Apart from similarities in appearance and nomenclature, security tokens have absolutely nothing in common with tokenized securities.
What Entities are Involved in an STO Issuance?
Assuming a business entity plans on issuing security tokens as an embodiment of equity in its establishment, the next necessary step for that business would be to involve certain players and follow certain directives.
It has to formally contact an issuance platform to serve as a medium for issuing the tokens. Popular issuance platforms include Polymath and Harbor, which consist of service providers like custodians, broker-dealers, and legal entities to carry out secure processes.
Who Can Invest in STOs?
STOs are available to the general public for the taking, regardless of location. However, as mentioned previously, the US has certain rules guiding STO investments.
In the US, it is mandatory to be an “accredited investor” before you can invest in this instrument. An accredited investor is an individual with an annual cash flow of $200k and above for at least 2 years or a net worth of $1 million and above.
More nations are starting to adopt the United States’ classification method and have begun restricting certain classes from investing in STOs.
It is advisable to always research on the STO rules and regulations of the jurisdiction you’re planning on investing with.

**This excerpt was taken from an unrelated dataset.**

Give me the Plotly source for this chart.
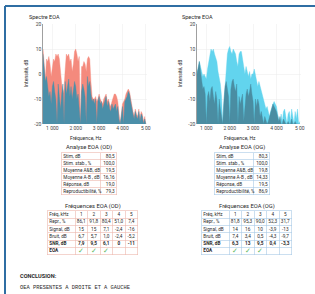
import plotly.graph_objects as go

W, H = 315, 294
FONT = "Roboto"

# ---------------- data ----------------
freq_hz = [600, 650, 700, 750, 800, 850, 900, 950, 1000, 1050,
           1100, 1150, 1200, 1250, 1300, 1350, 1400, 1450, 1500, 1550,
           1600, 1650, 1700, 1750, 1800, 1850, 1900, 1950, 2000, 2050,
           2100, 2150, 2200, 2250, 2300, 2350, 2400, 2450, 2500, 2550,
           2600, 2650, 2700, 2750, 2800, 2850, 2900, 2950, 3000, 3050,
           3100, 3150, 3200, 3250, 3300, 3350, 3400, 3450, 3500, 3550,
           3600, 3650, 3700, 3750, 3800, 3850, 3900, 3950, 4000, 4050,
           4100, 4150, 4200, 4250, 4300, 4350, 4400, 4450, 4500, 4550,
           4600, 4650, 4700, 4750, 4800, 4850, 4900, 4950, 5000]

od_signal_db = [10, 3, -2, 6, 5, 7, 4, -1, 3, 6,
                5, 8, 7, 8, 6, 0, -4, -8, -6, 2,
                8, 7, 8, 5, 6, 1, 4, 9, 10, 8,
                5, 7, -20, 3, 3, 5, 4, 1, 6, 7,
                6, -3, -9, -10, -10, -9, -11, -10, -8, -10,
                -11, -12, -10, -9, -8, -11, -10, -12, -13, -11,
                -9, -8, -8, -9, -11, -17, -20, -16, -12, -11,
                -10, -8, -7, -6, -7, -10, -13, -15, -17, -14,
                -16, -17, -14, -18, -15, -16, -19, -17, -20]

od_noise_db = [8, 0, -3, -1, -6, -9, -7, -12, -5, -3,
               -7, -10, -20, -4, -9, -14, -8, -4, -20, -3,
               -8, -5, -2, -9, -5, -10, -7, -3, -5, -10,
               -8, -13, -20, -7, -4, -6, -9, -20, -1, -5,
               -3, -8, -11, -10, -12, -10, -20, -11, -9, -12,
               -11, -14, -12, -10, -9, -13, -11, -14, -15, -12,
               -14, -13, -12, -15, -13, -18, -20, -17, -13, -20,
               -11, -10, -9, -7, -8, -11, -14, -16, -18, -15,
               -17, -18, -15, -19, -16, -17, -20, -18, -20]

og_signal_db = [1, 2, 5, 3, 1, -1, 0, -1, -2, 2,
                5, 7, 10, 9, 10, 8, 6, 5, 1, -1,
                -4, -9, -20, -12, -5, 5, 8, 10, 11, 9,
                8, 10, 9, 8, 5, 3, 8, 9, 9, 5,
                3, 0, 3, 1, -1, 1, -2, 0, 0, 2,
                0, -2, -5, -3, -5, -7, -9, -11, -12, -14,
                -13, -15, -17, -15, -13, -12, -11, -12, -13, -16,
                -18, -20, -16, -19, -15, -14, -17, -20, -16, -15,
                -19, -14, -17, -20, -15, -18, -14, -20, -19]

og_noise_db = [0, 3, 5, 1, -3, -6, -5, -8, -20, -9,
               -7, -11, -6, -5, -9, -12, -7, -10, -20, -10,
               -14, -18, -20, -11, -5, -3, -6, -9, -20, -6,
               -3, -2, -5, -7, -4, -20, -9, -12, -10, -8,
               -19, -13, -8, -6, -9, -7, -4, -8, -11, -20,
               -10, -13, -10, -12, -17, -15, -18, -20, -17, -19,
               -20, -19, -17, -15, -13, -12, -13, -14, -15, -17,
               -19, -17, -20, -20, -18, -19, -20, -20, -19, -20,
               -20, -18, -20, -20, -19, -20, -20, -20, -20]

for s in (od_signal_db, od_noise_db, og_signal_db, og_noise_db):
    assert len(s) == len(freq_hz)

x_tick_vals = [1000, 2000, 3000, 4000, 5000]
x_tick_text = ["1 000", "2 000", "3 000", "4 000", "5 00"]
y_tick_vals = [-20, -10, 0, 10, 20]
y_tick_text = ["-20", "-10", "0", "10", "20"]

analyse_labels = ["Stim, dB", "Stim. stab., %", "Moyenne A&B, dB",
                  "Moyenne A-B , dB", "Réponse, dB", "Reproductibilité, %"]
analyse_od = ["80,5", "100,0", "19,5", "16,16", "19,0", "79,3"]
analyse_og = ["80,3", "100,0", "19,8", "14,33", "19,5", "86,9"]

freq_khz = ["1", "2", "3", "4", "5"]
freq_row_labels = ["Fréq, kHz", "Repr., %", "Signal, dB", "Bruit, dB", "SNR, dB", "EOA"]
od_repr = ["86,1", "91,8", "80,4", "51,0", "7,4"]
od_sig = ["15", "15", "7,1", "-2,4", "-16"]
od_bruit = ["6,7", "5,7", "1,0", "-2,4", "-5,2"]
od_snr = ["7,9", "9,5", "6,1", "0", "-11"]
od_eoa = [True, True, True, False, False]
og_repr = ["81,8", "95,3", "90,0", "52,3", "31,7"]
og_sig = ["14", "16", "10", "-3,9", "-13"]
og_bruit = ["7,4", "3,4", "0,5", "-4,3", "-9,7"]
og_snr = ["6,3", "13", "9,5", "0,4", "-3,3"]
og_eoa = [True, True, True, False, False]

conclusion_title = "CONCLUSION:"
conclusion_text = "OEA PRESENTES A DROITE ET A GAUCHE"

# ---------------- styles ----------------
OD_SIG_C = "#F48A7D"
OD_NOI_C = "#4B8FA9"
OG_SIG_C = "#62D4EE"
OG_NOI_C = "#4A8DA2"
OD_BORDER = "#EDB7AE"
OG_BORDER = "#A9C9E6"
CHECK_C = "#5DB85C"
TEXT_C = "#2a2a2a"
TBL_FS = 4.7

traces = []
layout = dict(width=W, height=H, margin=dict(l=0, r=0, t=0, b=0),
              paper_bgcolor="white", plot_bgcolor="rgba(0,0,0,0)",
              showlegend=False, hovermode=False,
              font=dict(family=FONT, size=5, color=TEXT_C),
              annotations=[], shapes=[])


def px(xp, yp):
    return xp / W, 1 - yp / H


def ann(text, xp, yp, size=5, xanchor="center", angle=0, family=FONT, color=TEXT_C):
    x, y = px(xp, yp)
    layout["annotations"].append(dict(
        text=text, x=x, y=y, xref="paper", yref="paper", showarrow=False,
        xanchor=xanchor, yanchor="middle", textangle=angle,
        font=dict(size=size, family=family, color=color)))


# ---------------- spectra ----------------
PLOT_TOP, PLOT_BOT = 24, 124
charts = [
    ("", 43, 147, od_signal_db, od_noise_db, OD_SIG_C, OD_NOI_C, 27, 26, 86),
    ("2", 197, 301, og_signal_db, og_noise_db, OG_SIG_C, OG_NOI_C, 180, 180, 240),
]
for ax, x0, x1, sig, noi, sc, nc, tx, ylx, xlx in charts:
    xa, ya = "x" + ax, "y" + ax
    base = [y_tick_vals[0]] * len(freq_hz)
    for vals, col in ((sig, sc), (noi, nc)):
        traces.append(go.Scatter(x=freq_hz, y=base, mode="lines", line=dict(width=0),
                                 xaxis=xa, yaxis=ya, hoverinfo="skip"))
        traces.append(go.Scatter(x=freq_hz, y=vals, mode="lines", fill="tonexty",
                                 fillcolor=col, line=dict(width=0.4, color=col),
                                 xaxis=xa, yaxis=ya, hoverinfo="skip"))
    layout["xaxis" + ax] = dict(
        domain=[x0 / W, x1 / W], anchor=ya, range=[600, 5050],
        tickmode="array", tickvals=x_tick_vals, ticktext=x_tick_text,
        showgrid=True, gridcolor="#ececec", gridwidth=0.5, zeroline=False,
        showline=False, ticks="", tickfont=dict(size=5, color="#444"),
        automargin=False, fixedrange=True)
    layout["yaxis" + ax] = dict(
        domain=[1 - PLOT_BOT / H, 1 - PLOT_TOP / H], anchor=xa, range=[-20, 20],
        tickmode="array", tickvals=y_tick_vals, ticktext=y_tick_text,
        showgrid=True, gridcolor="#ececec", gridwidth=0.5, zeroline=False,
        showline=True, linecolor="#777", linewidth=0.7, ticks="",
        tickfont=dict(size=5, color="#444"), automargin=False, fixedrange=True)
    ann("Spectre EOA", tx, 17, size=5.5, xanchor="left")
    ann("Intensité, dB", ylx, 74, size=5, angle=-90)
    ann("Fréquence, Hz", xlx, 138, size=5)


# ---------------- tables ----------------
def add_table(n, x_left, col_edges, y_top, row_h, rows, colors, sizes, border, aligns):
    nrows = len(rows)
    width = col_edges[-1]
    xa, ya = "x%d" % n, "y%d" % n
    common = dict(showgrid=True, gridcolor=border, gridwidth=0.6, showticklabels=False,
                  zeroline=False, showline=True, mirror=True, linecolor=border,
                  linewidth=0.6, ticks="", fixedrange=True, automargin=False)
    layout["xaxis%d" % n] = dict(domain=[x_left / W, (x_left + width) / W], anchor=ya,
                                 range=[0, width], tickmode="array", tickvals=col_edges, **common)
    layout["yaxis%d" % n] = dict(domain=[1 - (y_top + row_h * nrows) / H, 1 - y_top / H],
                                 anchor=xa, range=[nrows, 0], tickmode="array",
                                 tickvals=list(range(nrows + 1)), **common)
    for c in range(len(col_edges) - 1):
        al = aligns[c]
        if al == "left":
            xv, pos = col_edges[c] + 1.3, "middle right"
        elif al == "right":
            xv, pos = col_edges[c + 1] - 1.3, "middle left"
        else:
            xv, pos = (col_edges[c] + col_edges[c + 1]) / 2, "middle center"
        traces.append(go.Scatter(
            x=[xv] * nrows, y=[r + 0.55 for r in range(nrows)], mode="text",
            text=[rows[r][c] for r in range(nrows)], textposition=pos,
            textfont=dict(size=[sizes[r][c] for r in range(nrows)], family=FONT,
                          color=[colors[r][c] for r in range(nrows)]),
            xaxis=xa, yaxis=ya, cliponaxis=False, hoverinfo="skip"))


def analyse_rows(values):
    rows = [[analyse_labels[i], values[i]] for i in range(len(values))]
    return rows, [[TEXT_C] * 2 for _ in rows], [[TBL_FS] * 2 for _ in rows]


def freq_rows(repr_, sig, bruit, snr, eoa):
    rows = [[freq_row_labels[0]] + freq_khz,
            [freq_row_labels[1]] + repr_,
            [freq_row_labels[2]] + sig,
            [freq_row_labels[3]] + bruit,
            ["<b>%s</b>" % freq_row_labels[4]] + ["<b>%s</b>" % v for v in snr],
            ["<b>%s</b>" % freq_row_labels[5]] + ["✓" if e else "" for e in eoa]]
    cols = [[TEXT_C] * 6 for _ in range(5)] + [[TEXT_C] + [CHECK_C] * 5]
    sizes = [[TBL_FS] * 6 for _ in range(5)] + [[TBL_FS] + [7] * 5]
    return rows, cols, sizes


an_edges = [0, 38, 54]
fq_edges = [0, 27, 39.5, 52, 64.5, 77, 89.5]

r, c, s = analyse_rows(analyse_od)
add_table(3, 62, an_edges, 152.5, 7, r, c, s, OD_BORDER, ["left", "right"])
r, c, s = analyse_rows(analyse_og)
add_table(4, 215, an_edges, 152.5, 7, r, c, s, OG_BORDER, ["left", "right"])
r, c, s = freq_rows(od_repr, od_sig, od_bruit, od_snr, od_eoa)
add_table(5, 48, fq_edges, 210.8, 7.3, r, c, s, OD_BORDER, ["left"] + ["center"] * 5)
r, c, s = freq_rows(og_repr, og_sig, og_bruit, og_snr, og_eoa)
add_table(6, 202, fq_edges, 210.8, 7.3, r, c, s, OG_BORDER, ["left"] + ["center"] * 5)

ann("Analyse EOA (OD)", 89, 147.5, size=5.8)
ann("Analyse EOA (OG)", 242, 147.5, size=5.8)
ann("Fréquences EOA (OD)", 93, 206.5, size=5.8)
ann("Fréquences EOA (OG)", 247, 206.5, size=5.8)

ann("<b>%s</b>" % conclusion_title, 18, 276, size=5.6, xanchor="left")
ann(conclusion_text, 18, 288, size=5.4, xanchor="left", family="Liberation Mono")

# blue frame of the report page
BLUE = "#2F6EA3"
layout["shapes"].append(dict(type="line", xref="paper", yref="paper",
                             x0=px(5, 6)[0], y0=px(5, 6)[1], x1=1, y1=px(5, 6)[1],
                             line=dict(color=BLUE, width=2)))
layout["shapes"].append(dict(type="line", xref="paper", yref="paper",
                             x0=px(5, 6)[0], y0=px(5, 6)[1], x1=px(5, 6)[0], y1=0,
                             line=dict(color=BLUE, width=2)))

fig = go.Figure(data=traces, layout=layout)
fig.write_html("out.html", config={"displayModeBar": False, "staticPlot": True},
               post_script="document.body.style.margin='0px';"
                           "document.body.style.overflow='hidden';")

STOs provide businesses with the prospect of raising funds in an easy and regulated setting. It gives both investors and issuers a good deal of benefits, while also ensuring insurances against fraudulent or malicious practices, unlike ICOs. Issuers are not limited to any industry, they can vary from several sectors including real estate, VC firms, and small and medium enterprises.
Moving forward, we will likely witness prominent firms venture into the STOs.